The Twinsburg stamping plant is among those slated for closure, and the closure was tucked into the Chrysler bankruptcy filing made hours after President Barack Obama announced the bankruptcy and described it this way: "It will not disrupt the lives of the people who work at Chrysler or live in communities that depend on it."
Just days earlier, the local UAW had approved a new contract with concessions by an 88 percent margin, and the contract included a provision that could bring additional jobs to Twinsburg.
"I don't think it's logical that you'd vote by an 88 percent margin to kill your job and close your plant," LaTourette said. "There's nothing more disruptive to a community than losing its largest employer."
"If this was the plan all along, fine, but I believe it was intentionally kept from key stakeholders and that's not right. Let's find out who knew and when and why it wasn't shared."
The bill also requests documents and communications regarding Chrysler's Feb. 17 viability plan, which was publicly rejected by the administration on March 30.
It was in a March 30 speech by the President that Chrysler was given 30 days to strike an agreement with Fiat, while GM was given 60 days to come up with a better business plan.
The bill further requires transcripts of conference calls initiated on April 30 by members of Obama's Auto Task Force that included members of Congress, and asks that those who were aware of plant closings prior to April 30 be identified, including the Administration, the UAW and the Task Force.
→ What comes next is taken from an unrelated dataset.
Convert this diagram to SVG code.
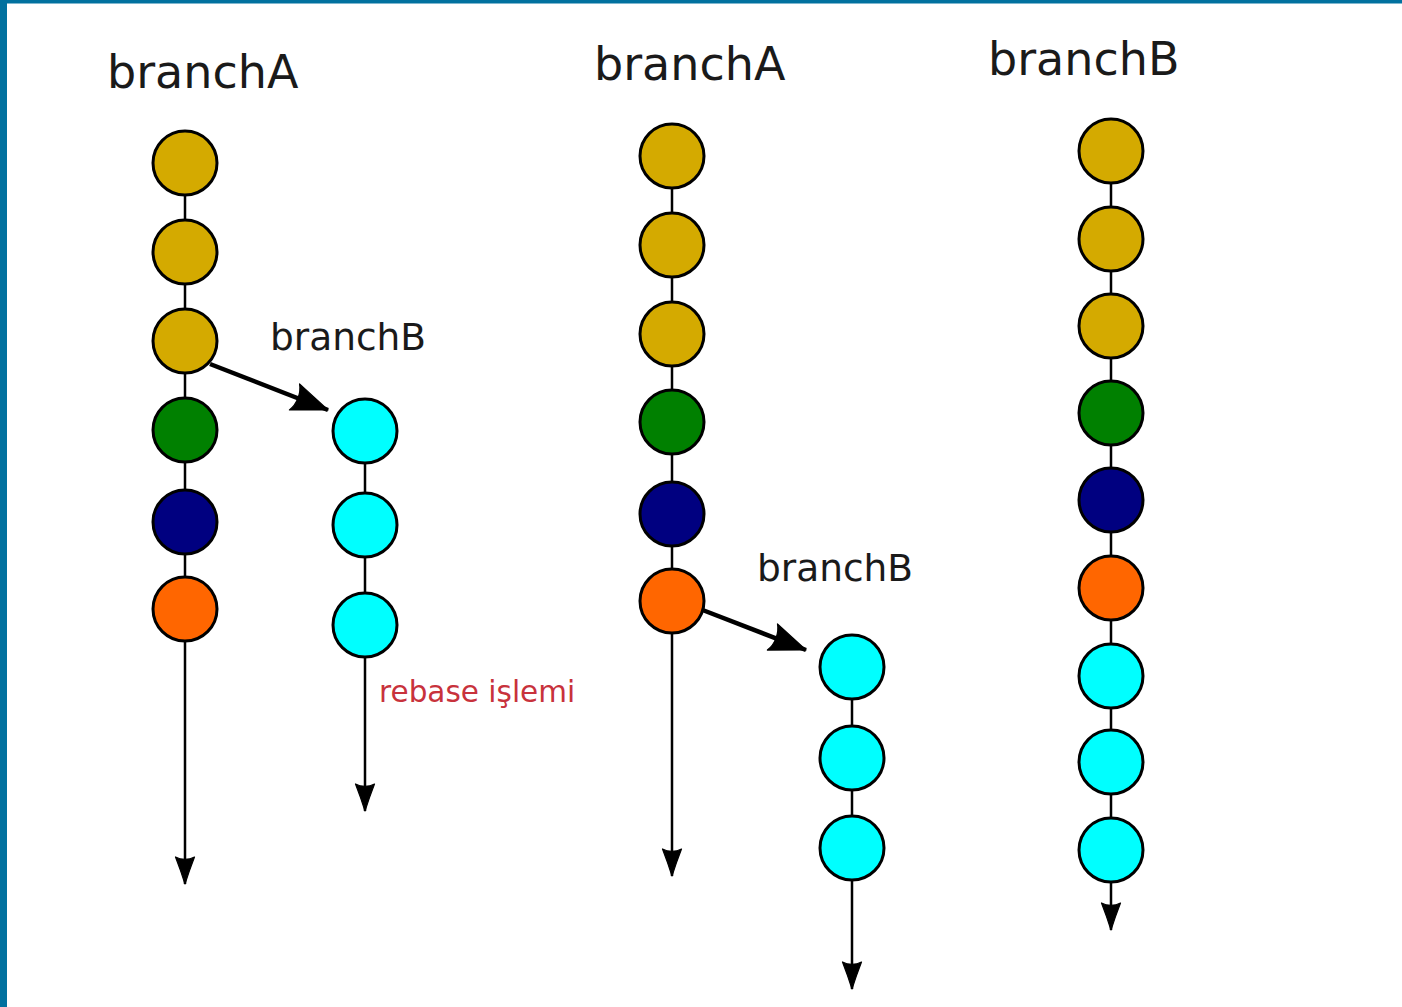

Finally, the bill requests information on how the 789 Chrysler dealerships were singled out for closure.
"Many people feel misled by this entire process. I appreciate that the Chrysler CEO Bob Nardelli has had to issue multiple apologies, but that doesn't excuse a process shrouded in secrecy and misinformation," LaTourette said.
LaTourette's bill has the following original co-sponsors: Reps. Thaddeus McCotter (R-MI), Louie Gohmert (R-TX), Pat Tiberi (R-OH), Dan Burton (R-IN), Glen W. Thompson (R-PA), Cynthia Lummis (R-WY); Shelley Moore Capito (R-WV) and Peter J. Roskam (R-IL).